WHAT YOU NEED TO DO
In the listing below, locate the lines bearing the word "chart". Copy every one of them.

---------- RECORDS FOR THE TASK ----------

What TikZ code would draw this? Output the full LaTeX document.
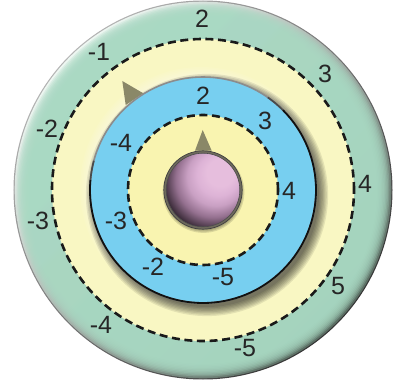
\documentclass[tikz,border=0pt]{standalone}
\usepackage{fontspec}
\setmainfont{Liberation Sans}
\definecolor{mint}{HTML}{A9D9C3}
\definecolor{ringTop}{HTML}{B4B4B4}
\definecolor{ringBot}{HTML}{353535}
\definecolor{bevL}{HTML}{EEF7F2}
\definecolor{bevD}{HTML}{5A6E63}
\definecolor{yelO}{HTML}{F9F7C3}
\definecolor{yelI}{HTML}{F9F4B0}
\definecolor{blueC}{HTML}{77CFF0}
\definecolor{rimG}{HTML}{8C8C8C}
\definecolor{rimM}{HTML}{4A4A4A}
\definecolor{rimD}{HTML}{111111}
\definecolor{tri}{HTML}{8A8868}
\definecolor{dashc}{HTML}{1A1A1A}
\definecolor{txt}{HTML}{262626}
\definecolor{pinkL}{HTML}{E6BEDD}
\definecolor{pinkM}{HTML}{DDB3D6}
\definecolor{pinkMM}{HTML}{C9A0C3}
\definecolor{pinkQ}{HTML}{94708F}
\definecolor{pinkD}{HTML}{3E2E3C}
\definecolor{pinkRim}{HTML}{6E6A5C}
\pgfdeclareradialshading{pinkball}{\pgfpoint{14bp}{14bp}}{color(0bp)=(pinkL); color(9bp)=(pinkL); color(14bp)=(pinkM); color(19bp)=(pinkMM); color(25bp)=(pinkQ); color(31bp)=(pinkD); color(50bp)=(pinkD)}
\begin{document}
\begin{tikzpicture}[x=1pt,y=1pt,
  lab/.style={font=\fontsize{25}{25}\selectfont, text=txt, inner sep=0pt},
  dashring/.style={draw=dashc, line width=2.6pt, dash pattern=on 8pt off 4.6pt}]
\useasboundingbox (-203,-198) rectangle (193,190);
\coordinate (C) at (0,0);
% outer green ring with bevel
\shade[top color=ringTop, bottom color=ringBot, shading angle=45] (C) circle (189.5);
\shade[top color=bevL, bottom color=bevD, shading angle=45] (C) circle (188.3);
\foreach \i in {0,...,9} \fill[mint, opacity=0.28] (C) circle ({186.5-1.4*\i});
% outer yellow band
\fill[yelO] (C) circle (151);
\foreach \i in {1,...,5} \fill[white, opacity=0.07] (-2,2) circle ({113+1.6*\i});
\foreach \i in {0,...,7} \fill[black, opacity=0.085] (4,-5) circle ({112+1.3*\i});
\draw[dashring] (C) circle (151);
% outer marker triangle
\fill[tri] (-80.7,109) -- (-59.7,96.7) -- (-77.3,85) -- cycle;
% blue disk
\fill[blueC] (C) circle (113);
\draw[line width=1.6pt, draw=rimG] (C) circle (113);
\draw[line width=1.7pt, draw=rimM] (55:113) arc[start angle=55, end angle=45, radius=113];
\draw[line width=1.7pt, draw=rimM] (-185:113) arc[start angle=-185, end angle=-195, radius=113];
\draw[line width=1.8pt, draw=rimD] (45:113) arc[start angle=45, end angle=-185, radius=113];
% inner yellow
\fill[yelI] (C) circle (75);
\draw[dashring] (C) circle (75);
% inner marker triangle
\fill[tri] (-0.3,60) -- (8.7,39.3) -- (-8,39.3) -- cycle;
% pink knob
\foreach \i in {0,1,2} \fill[black, opacity=0.12] (0.5,-2) circle ({38.5+1.2*\i});
\shade[shading=pinkball] (C) circle (38);
\draw[line width=2.4pt, draw=pinkRim] (C) circle (38);
\draw[line width=0.7pt, draw=black!75] (C) circle (39.2);
\draw[line width=0.6pt, draw=black!70] (C) circle (36.8);
% outer labels
\node[lab] (o2)  at (-1,171)   {2};
\node[lab] (om1) at (-104,138) {-1};
\node[lab] (o3)  at (122,116)  {3};
\node[lab] (om2) at (-156,61)  {-2};
\node[lab] (o4)  at (162,6)    {4};
\node[lab] (om3) at (-165,-31) {-3};
\node[lab] (o5)  at (135,-96)  {5};
\node[lab] (om4) at (-102,-135){-4};
\node[lab] (om5) at (42,-158)  {-5};
% inner labels
\node[lab] (i2)  at (0,94)     {2};
\node[lab] (i3)  at (62,69)    {3};
\node[lab] (im4) at (-82,47)   {-4};
\node[lab] (i4)  at (86,-1)    {4};
\node[lab] (im3) at (-87,-31)  {-3};
\node[lab] (im2) at (-50,-77)  {-2};
\node[lab] (im5) at (20,-87)   {-5};
\end{tikzpicture}
\end{document}
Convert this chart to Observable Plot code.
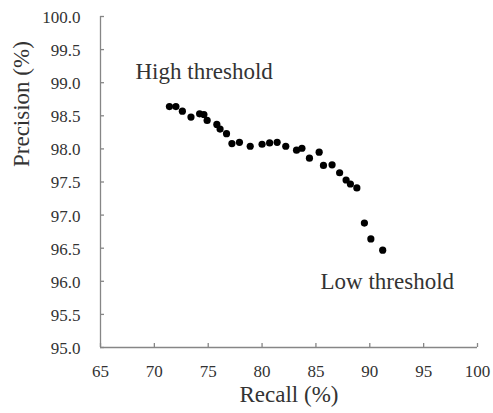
<!DOCTYPE html>
<html>
<head>
<meta charset="utf-8">
<script src="https://cdn.jsdelivr.net/npm/d3@7"></script>
<script src="https://cdn.jsdelivr.net/npm/@observablehq/plot@0.6"></script>
<style>
  html, body { margin: 0; padding: 0; background: #fff; }
  #chart svg { display: block; }
</style>
</head>
<body>
<div id="chart"></div>
<script>
const recall = [71.4, 72.0, 72.6, 73.4, 74.2, 74.6, 74.9, 75.8, 76.1, 76.7, 77.2, 77.9, 78.9, 80.0, 80.7, 81.4, 82.2, 83.2, 83.7, 84.4, 85.3, 85.7, 86.5, 87.2, 87.8, 88.2, 88.8, 89.5, 90.1, 91.2];
const precision = [98.64, 98.64, 98.57, 98.48, 98.53, 98.52, 98.43, 98.37, 98.30, 98.23, 98.08, 98.10, 98.04, 98.07, 98.09, 98.10, 98.04, 97.98, 98.01, 97.86, 97.95, 97.75, 97.76, 97.64, 97.53, 97.47, 97.41, 96.88, 96.64, 96.47];
const xTicks = [65, 70, 75, 80, 85, 90, 95, 100];
const yTicks = [95.0, 95.5, 96.0, 96.5, 97.0, 97.5, 98.0, 98.5, 99.0, 99.5, 100.0];
const annotationText = ["High threshold", "Low threshold"];
const annotationX = [68.25, 85.43];
const annotationY = [99.17, 96.0];
const xLabel = "Recall (%)";
const yLabel = "Precision (%)";

const points = recall.map((r, i) => ({recall: r, precision: precision[i]}));
const annotations = annotationText.map((t, i) => ({text: t, x: annotationX[i], y: annotationY[i]}));

const serif = "'Liberation Serif', 'Times New Roman', serif";
const textColor = "#333";
const axisColor = "#868686";

const chart = Plot.plot({
  width: 493,
  height: 413,
  marginLeft: 100,
  marginRight: 16,
  marginTop: 16,
  marginBottom: 66,
  style: {fontFamily: serif, background: "#fff", color: textColor},
  x: {domain: [65, 100]},
  y: {domain: [95, 100]},
  marks: [
    // tick marks only (pointing inward)
    Plot.axisX({ticks: xTicks, tickSize: -4, stroke: axisColor, strokeWidth: 1.3, fill: "none", label: null}),
    Plot.axisY({ticks: yTicks, tickSize: -4, stroke: axisColor, strokeWidth: 1.3, fill: "none", label: null}),
    // tick labels
    Plot.text(xTicks, {x: d => d, frameAnchor: "bottom", lineAnchor: "top", dy: 17, text: d => d3.format("d")(d), fontSize: 17, fontFamily: serif, fill: textColor}),
    Plot.text(yTicks, {y: d => d, frameAnchor: "left", textAnchor: "end", lineAnchor: "middle", dx: -20, dy: 1, text: d => d3.format(".1f")(d), fontSize: 17, fontFamily: serif, fill: textColor}),
    Plot.ruleX([65], {stroke: axisColor, strokeWidth: 1.3}),
    Plot.ruleY([95], {stroke: axisColor, strokeWidth: 1.3}),
    Plot.dot(points, {x: "recall", y: "precision", r: 3.6, fill: "#000", stroke: "none"}),
    Plot.text(annotations, {x: "x", y: "y", text: "text", textAnchor: "start", fontSize: 23, fontFamily: serif, fill: textColor}),
    Plot.text([xLabel], {frameAnchor: "bottom", lineAnchor: "middle", dy: 47, fontSize: 23, fontFamily: serif, fill: textColor}),
    Plot.text([yLabel], {frameAnchor: "left", lineAnchor: "middle", rotate: -90, dx: -79, dy: -15, fontSize: 23, fontFamily: serif, fill: textColor})
  ]
});
document.getElementById("chart").appendChild(chart);
</script>
</body>
</html>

----------

ANSWER TO THE TASK
Convert this chart to Observable Plot code.
  #chart svg { display: block; }
<div id="chart"></div>
const chart = Plot.plot({
document.getElementById("chart").appendChild(chart);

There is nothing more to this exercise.